New legislation is expected to stimulate the trust industry in Bermuda by attracting international clients who wish to retain a certain level of control over their trusts without the uncertainty of the trust being deemed invalid.

Trusts have long been used as an important tool for prudent tax and estate planning, ensuring the orderly succession and transfer of wealth to one's heirs on death.

A properly designed trust can also ensure the continuity of running a family business, protect assets from aggressive creditors and in some countries can help minimise the impact of political risk and forced heirship rules.

For individuals from perceived high risk jurisdictions due to political uncertainty and kidnap and ransom incidents, the protection and confidentiality of a trust structure can be enormously attractive.

A well-structured trust - where a person (the settlor or grantor) transfers legal ownership to trustees of his choosing to hold in trust for the benefit of ascertained beneficiaries - can provide protection and comfort in more ways than one.

But many settlors find the idea of transferring their hard earned assets and relinquishing total control of their property unpalatable. This is often particularly the case if the trust concept is unfamiliar to them or if the trustee is located in a foreign country.

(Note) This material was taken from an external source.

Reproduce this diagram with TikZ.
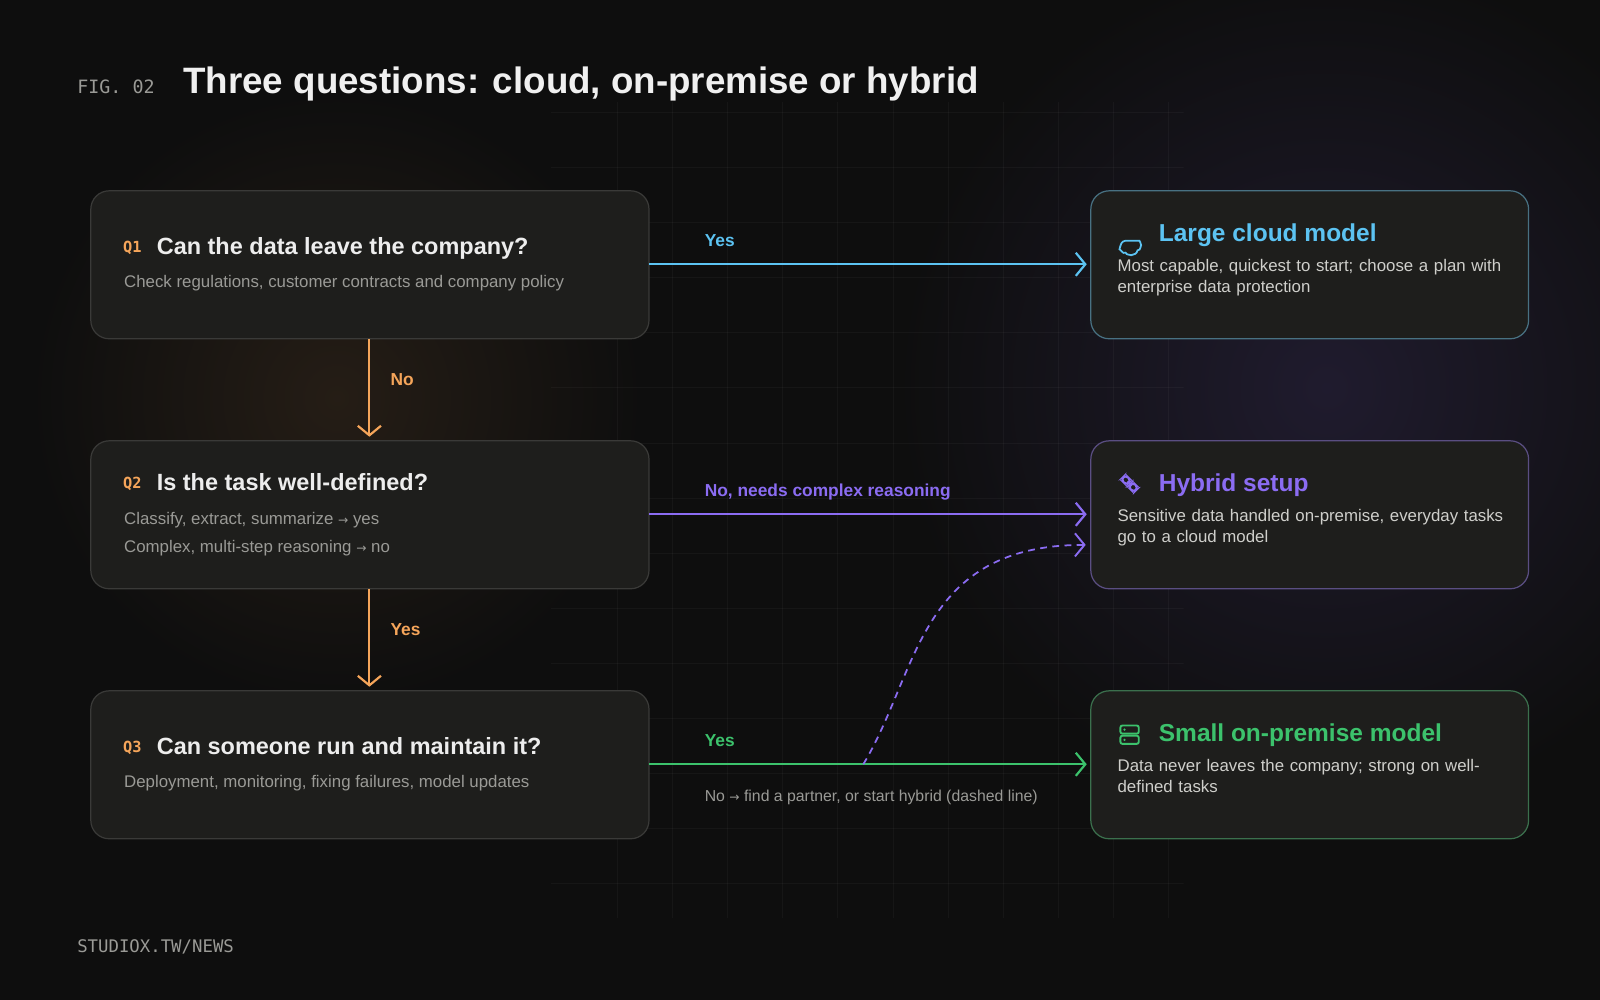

Fortunately, many offshore jurisdictions have responded with legislation allowing for reserved powers trusts, where a settlor (or someone of his choosing) may retain fairly extensive rights and powers over the trust.

Bermuda introduced legislation allowing for reserved powers trusts in 1989 and this approach has since become a growing trend and a marketable feature in other jurisdictions.

These legislative enactments largely confirm the position under the common law but add clarity and comfort to individuals previously reluctant to entertain the proposition of a trust structure for fear that they would lose control over their assets.

This month, Bermuda's reserved powers trust legislation has been enhanced with the passing of the Trusts (Special Provisions) Amendment Act 2014 (the Act).

Whereas the 1989 legislation included a general provision allowing settlors to reserve a wide variety of powers over a trust, the new law adds certainty by including specific provisions that enable settlors to reserve or grant an extensive range of powers listed in the Act while retaining the legal validity of the trust.

Some of the powers that can now be granted or reserved by settlors include the power to: change the terms of the trust instrument; give directions on the appointment, payment, application, distribution or transfer of the trust property; control appointments and decisions with respect to trust owned companies; give directions in connection with investments; change any trustee, protector, enforcer, or office holder; add and exclude beneficiaries; change the governing law of the trust; and make trustee actions subject to third party consents.

It is now clear that the settlor can reserve the right to revoke a trust (so that the assets revert to the settlor or as he or she directs) without the risk of the trust assets forming a part of the settlor's estate for probate purposes in the event that the power to revoke has not been exercised before the settlor's death.

Further benefits of the new law are also conferred on trustees who will be protected from liability for breach of trust or other fiduciary or equitable duty in the event that they act, or refrain from acting, in compliance with or as a result of a valid exercise of any of the powers listed in the Act.

The introduction of the new legislation should therefore come as welcome news to settlors and trustees alike.

The new law also provides that the grant or reservation of the powers listed in the Act do not make the power holder a trustee unless they are formally appointed as such.

The legislation includes statutory default provisions addressing the fiduciary or non-fiduciary nature of certain powers where the trust instrument is silent. In the absence of any contrary provision in a trust instrument created after the commencement date of the Act, all such powers granted (or reserved) are presumed to be personal and non-fiduciary in nature, unless the power holder is the sole trustee.

Another unique feature of the Act is that where a power holder who is not the sole trustee has a general power of appointment, revocation or has a present beneficial interest in all or part of the trust property, the trust instrument may provide that the trustee only owes duties to that power holder and to no other person.

This provision will undoubtedly have interesting and useful implications where it may be desirable to restrict the disclosure of certain sensitive information to people to whom the trustee owes no duties.

As with any area of the law, it is always advisable to seek advice from a competent professional who is qualified in the field.